— START Dataset section —
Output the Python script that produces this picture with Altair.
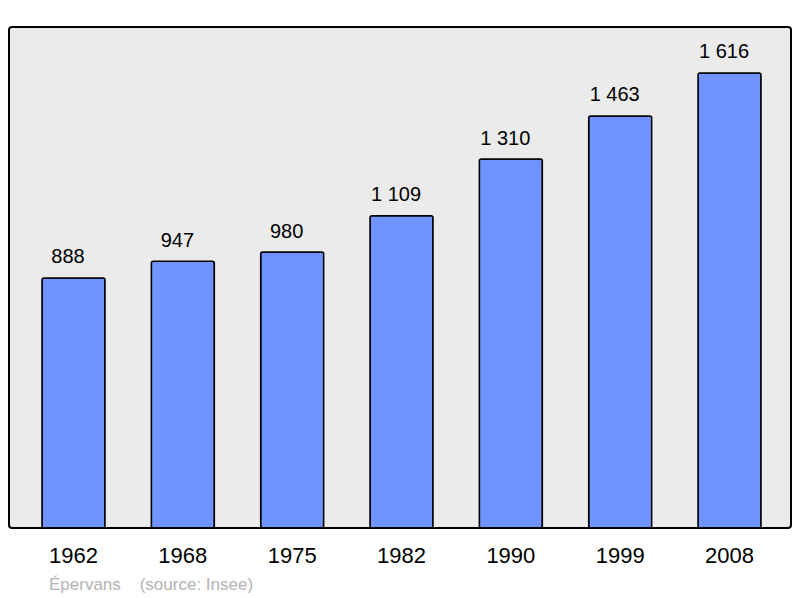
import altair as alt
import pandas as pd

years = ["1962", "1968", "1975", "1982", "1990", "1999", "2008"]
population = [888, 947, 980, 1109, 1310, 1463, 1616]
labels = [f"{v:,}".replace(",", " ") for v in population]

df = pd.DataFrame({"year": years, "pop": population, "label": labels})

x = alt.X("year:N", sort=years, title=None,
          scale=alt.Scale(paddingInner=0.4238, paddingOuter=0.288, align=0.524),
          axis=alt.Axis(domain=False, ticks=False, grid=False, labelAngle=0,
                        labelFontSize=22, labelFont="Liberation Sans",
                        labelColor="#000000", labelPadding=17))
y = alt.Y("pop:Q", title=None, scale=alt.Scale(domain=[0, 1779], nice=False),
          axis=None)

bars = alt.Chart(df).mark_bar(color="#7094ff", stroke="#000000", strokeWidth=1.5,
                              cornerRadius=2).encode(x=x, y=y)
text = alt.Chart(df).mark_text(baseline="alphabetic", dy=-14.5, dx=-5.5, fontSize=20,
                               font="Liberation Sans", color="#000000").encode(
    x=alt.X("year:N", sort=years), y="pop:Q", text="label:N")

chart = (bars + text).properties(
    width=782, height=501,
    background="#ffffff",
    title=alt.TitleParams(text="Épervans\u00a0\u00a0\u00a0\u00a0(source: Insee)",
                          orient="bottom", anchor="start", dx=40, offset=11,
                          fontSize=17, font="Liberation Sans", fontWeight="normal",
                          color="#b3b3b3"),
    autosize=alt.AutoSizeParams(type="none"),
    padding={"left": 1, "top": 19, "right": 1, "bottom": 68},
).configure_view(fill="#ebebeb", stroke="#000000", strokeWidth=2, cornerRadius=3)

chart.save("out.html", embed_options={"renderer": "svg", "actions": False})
— END Dataset section —
◆ Given exercise ◆
Return the whole listing, word for word, and leave out every picture.

◆ Reply ◆
Output the Python script that produces this picture with Altair.
import altair as alt
import pandas as pd

years = ["1962", "1968", "1975", "1982", "1990", "1999", "2008"]
population = [888, 947, 980, 1109, 1310, 1463, 1616]
labels = [f"{v:,}".replace(",", " ") for v in population]

df = pd.DataFrame({"year": years, "pop": population, "label": labels})

x = alt.X("year:N", sort=years, title=None,
          scale=alt.Scale(paddingInner=0.4238, paddingOuter=0.288, align=0.524),
          axis=alt.Axis(domain=False, ticks=False, grid=False, labelAngle=0,
                        labelFontSize=22, labelFont="Liberation Sans",
                        labelColor="#000000", labelPadding=17))
y = alt.Y("pop:Q", title=None, scale=alt.Scale(domain=[0, 1779], nice=False),
          axis=None)

bars = alt.Chart(df).mark_bar(color="#7094ff", stroke="#000000", strokeWidth=1.5,
                              cornerRadius=2).encode(x=x, y=y)
text = alt.Chart(df).mark_text(baseline="alphabetic", dy=-14.5, dx=-5.5, fontSize=20,
                               font="Liberation Sans", color="#000000").encode(
    x=alt.X("year:N", sort=years), y="pop:Q", text="label:N")

chart = (bars + text).properties(
    width=782, height=501,
    background="#ffffff",
    title=alt.TitleParams(text="Épervans\u00a0\u00a0\u00a0\u00a0(source: Insee)",
                          orient="bottom", anchor="start", dx=40, offset=11,
                          fontSize=17, font="Liberation Sans", fontWeight="normal",
                          color="#b3b3b3"),
    autosize=alt.AutoSizeParams(type="none"),
    padding={"left": 1, "top": 19, "right": 1, "bottom": 68},
).configure_view(fill="#ebebeb", stroke="#000000", strokeWidth=2, cornerRadius=3)

chart.save("out.html", embed_options={"renderer": "svg", "actions": False})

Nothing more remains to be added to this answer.